Precisamente no dia do seu aniversário dizia que nós, que estávamos ali, éramos como a concretização dos seus sonhos: pessoas dos mais variados ambientes e pontos do planeta que tinham entendido a mensagem da santidade no meio do mundo e estavam dispostos a arriscar tudo para a transmitir, de norte a sul.

Nesse dia, comentava: “a Obra é hoje uma família sem limites de raça, de língua, de nação (...). As coisas de Deus nascem assim, pequenas; começam com uma suave violência, abrindo caminho com dor e abnegação. Nasce o caule depois de morrer a semente, e depois as flores (...) e os frutos, os frutos sois vós (...). Sonhai. Tenho sessenta e seis anos, e os sonhos tornaram-se realidade, e para mais não me sinto velho”.

Tudo lucro

-Para uma pessoa, que tinha planeado ser jornalista, a ordenação sacerdotal pressupôs uma “renúncia dura”? Em poucas palavras, como entendia São Josemaria a vocação para o sacerdócio?

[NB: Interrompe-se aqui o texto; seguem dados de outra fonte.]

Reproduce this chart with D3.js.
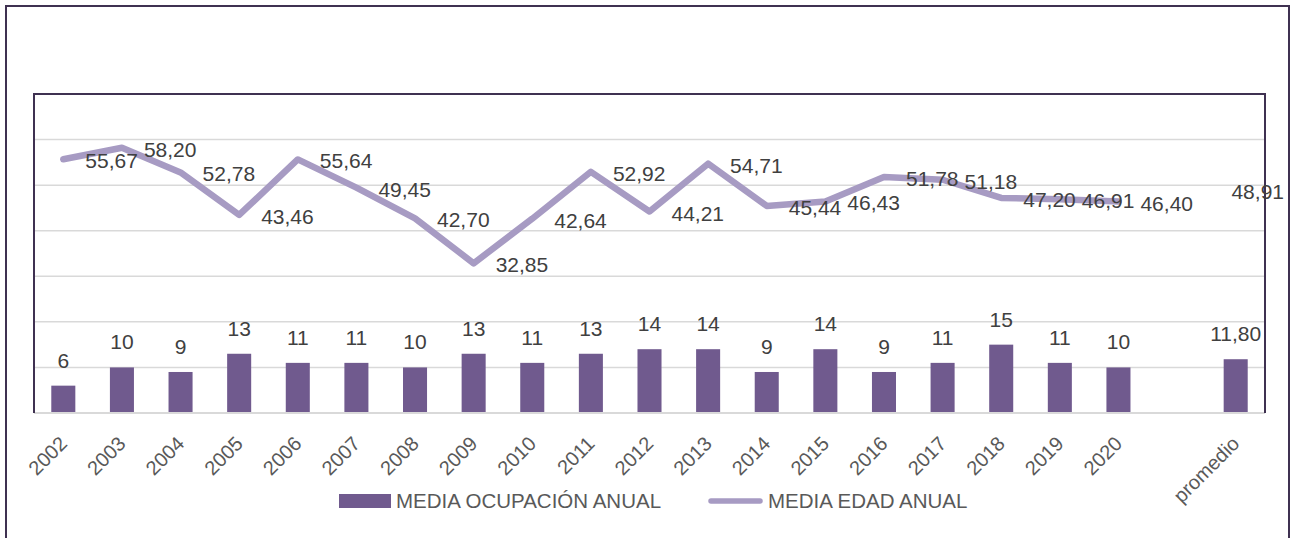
<!DOCTYPE html>
<html>
<head>
<meta charset="utf-8">
<script src="https://cdn.jsdelivr.net/npm/d3@7"></script>
<style>
  body { margin: 0; background: #fff; }
  svg { display: block; font-family: 'Liberation Sans', Arial, sans-serif; }
</style>
</head>
<body>
<svg width="1293" height="538"></svg>
<script>
const categories = ['2002', '2003', '2004', '2005', '2006', '2007', '2008', '2009', '2010', '2011',
  '2012', '2013', '2014', '2015', '2016', '2017', '2018', '2019', '2020', '', 'promedio']
const ocupacion = [6, 10, 9, 13, 11, 11, 10, 13, 11, 13, 14, 14, 9, 14, 9, 11, 15, 11, 10, null, 11.80]
const edad = [55.67, 58.20, 52.78, 43.46, 55.64, 49.45, 42.70, 32.85, 42.64, 52.92, 44.21, 54.71,
  45.44, 46.43, 51.78, 51.18, 47.20, 46.91, 46.40, null, 48.91]
const yTicks = [10, 20, 30, 40, 50, 60]
const legendNames = ['MEDIA OCUPACIÓN ANUAL', 'MEDIA EDAD ANUAL']

const barColor = '#705a8e'
const lineColor = '#a79bc3'
const frameColor = '#3f3151'

const svg = d3.select('svg')
const plot = { left: 34, right: 1265, top: 94, bottom: 413 }

const x = d3.scaleBand().domain(categories)
  .range([plot.left, plot.right])
  .paddingInner(0.59).paddingOuter(0.295)
const y = d3.scaleLinear().domain([0, 70]).range([plot.bottom, plot.top])
const cx = c => x(c) + x.bandwidth() / 2

const fmt = v => Number.isInteger(v) ? String(v) : v.toFixed(2).replace('.', ',')
const fmt2 = v => v.toFixed(2).replace('.', ',')

// Outer chart frame (bottom edge runs past the picture)
svg.append('rect')
  .attr('x', 6).attr('y', 6).attr('width', 1283).attr('height', 600)
  .attr('fill', 'none').attr('stroke', frameColor).attr('stroke-width', 2)

// Gridlines
svg.append('g')
  .selectAll('line').data(yTicks).enter().append('line')
  .attr('x1', plot.left).attr('x2', plot.right)
  .attr('y1', d => y(d)).attr('y2', d => y(d))
  .attr('stroke', '#d9d9d9').attr('stroke-width', 1.5)

// Bars
const rows = categories.map((c, i) => ({ c, bar: ocupacion[i], line: edad[i] }))

svg.append('g')
  .selectAll('rect').data(rows.filter(d => d.bar != null)).enter().append('rect')
  .attr('x', d => x(d.c))
  .attr('width', x.bandwidth())
  .attr('y', d => y(d.bar))
  .attr('height', d => y(0) - y(d.bar))
  .attr('fill', barColor)

svg.append('g')
  .selectAll('text').data(rows.filter(d => d.bar != null)).enter().append('text')
  .attr('x', d => cx(d.c))
  .attr('y', d => y(d.bar) - 18)
  .attr('text-anchor', 'middle')
  .attr('font-size', 21)
  .attr('fill', '#404040')
  .text(d => fmt(d.bar))

// Axis line at the bottom
svg.append('line')
  .attr('x1', plot.left).attr('x2', plot.right)
  .attr('y1', plot.bottom).attr('y2', plot.bottom)
  .attr('stroke', '#d9d9d9').attr('stroke-width', 2)

// Plot area border (left, top, right)
svg.append('path')
  .attr('d', `M${plot.left},${plot.bottom}V${plot.top}H${plot.right}V${plot.bottom}`)
  .attr('fill', 'none').attr('stroke', frameColor).attr('stroke-width', 2)

// Line: only draw runs of 2+ points, a lone point has no marker
const segments = []
let run = []
rows.forEach(d => {
  if (d.line == null) { if (run.length) segments.push(run); run = [] } else run.push(d)
})
if (run.length) segments.push(run)

const lineGen = d3.line().x(d => cx(d.c)).y(d => y(d.line))
svg.append('g')
  .selectAll('path').data(segments.filter(s => s.length > 1)).enter().append('path')
  .attr('d', lineGen)
  .attr('fill', 'none')
  .attr('stroke', lineColor)
  .attr('stroke-width', 6.5)
  .attr('stroke-linejoin', 'round')
  .attr('stroke-linecap', 'round')

// Line labels, placed right of each point and kept inside the chart
svg.append('g')
  .selectAll('text').data(rows.filter(d => d.line != null)).enter().append('text')
  .attr('x', d => cx(d.c) + 22)
  .attr('y', d => y(d.line) + 9)
  .attr('font-size', 21)
  .attr('fill', '#404040')
  .text(d => fmt2(d.line))
  .each(function () {
    const w = this.getComputedTextLength()
    const x0 = +this.getAttribute('x')
    if (x0 + w > 1284) this.setAttribute('x', 1284 - w)
  })

// Category labels
svg.append('g')
  .selectAll('text').data(categories.filter(c => c !== '')).enter().append('text')
  .attr('transform', c => `translate(${cx(c) + 5},445) rotate(-45)`)
  .attr('text-anchor', 'end')
  .attr('font-size', 20)
  .attr('fill', '#595959')
  .text(c => c)

// Legend
const legend = svg.append('g')
legend.append('rect')
  .attr('x', 339).attr('y', 494).attr('width', 52).attr('height', 14)
  .attr('fill', barColor)
legend.append('text')
  .attr('x', 396).attr('y', 508)
  .attr('font-size', 20.5).attr('fill', '#595959')
  .text(legendNames[0])
legend.append('line')
  .attr('x1', 711).attr('x2', 760).attr('y1', 501).attr('y2', 501)
  .attr('stroke', lineColor).attr('stroke-width', 5.5).attr('stroke-linecap', 'round')
legend.append('text')
  .attr('x', 768).attr('y', 508)
  .attr('font-size', 20.5).attr('fill', '#595959')
  .text(legendNames[1])
</script>
</body>
</html>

Deus dá a graça para levar a cabo o que ele quer de cada um; de outra maneira, não me entenderia a mim próprio. Se em 1964, quando fui, aos 19 anos, estudar jornalismo na Universidade de Navarra, alguém me tivesse dito que iria ser sacerdote e bispo, tê-lo-ia olhado como um doido varrido. E, todavia… falta-me tempo para dar graças a Deus pelo que ganhei ao responder sim ao chamamento para o sacerdócio. São Josemaria entendia o sacerdócio como o maior dom que Deus pode conceder a um homem, uma vez que se trata de servir a todos sendo administrador dos mistérios de Deus, como diz São Paulo. Para um membro do Opus Dei, não é nenhuma “coroação” da sua vocação para a santidade: “é um chamamento que faz a alguns, para servir os outros de um modo novo”, em palavras de São Josemaria. Além disso, continuo com a minha mentalidade profissional: tenho uma notícia permanente a transmitir e procuro fazê-lo usando os modos mais adequados ao público a que me dirijo.

-Agora, como bispo, poderia recordar algum episódio da vida de São Josemaria que o ajude no seu trabalho pastoral

Estando em Roma, D. Luis Sánchez Moreno, então bispo no Peru, foi-se despedir dele. Eu estava presente. São Josemaria deu-lhe dois beijos, como Pai cheio de carinho que era, e só lhe disse: - Rezarei por ti para que sejas um bispo santo.

É o essencial, não tenho nada mais a acrescentar.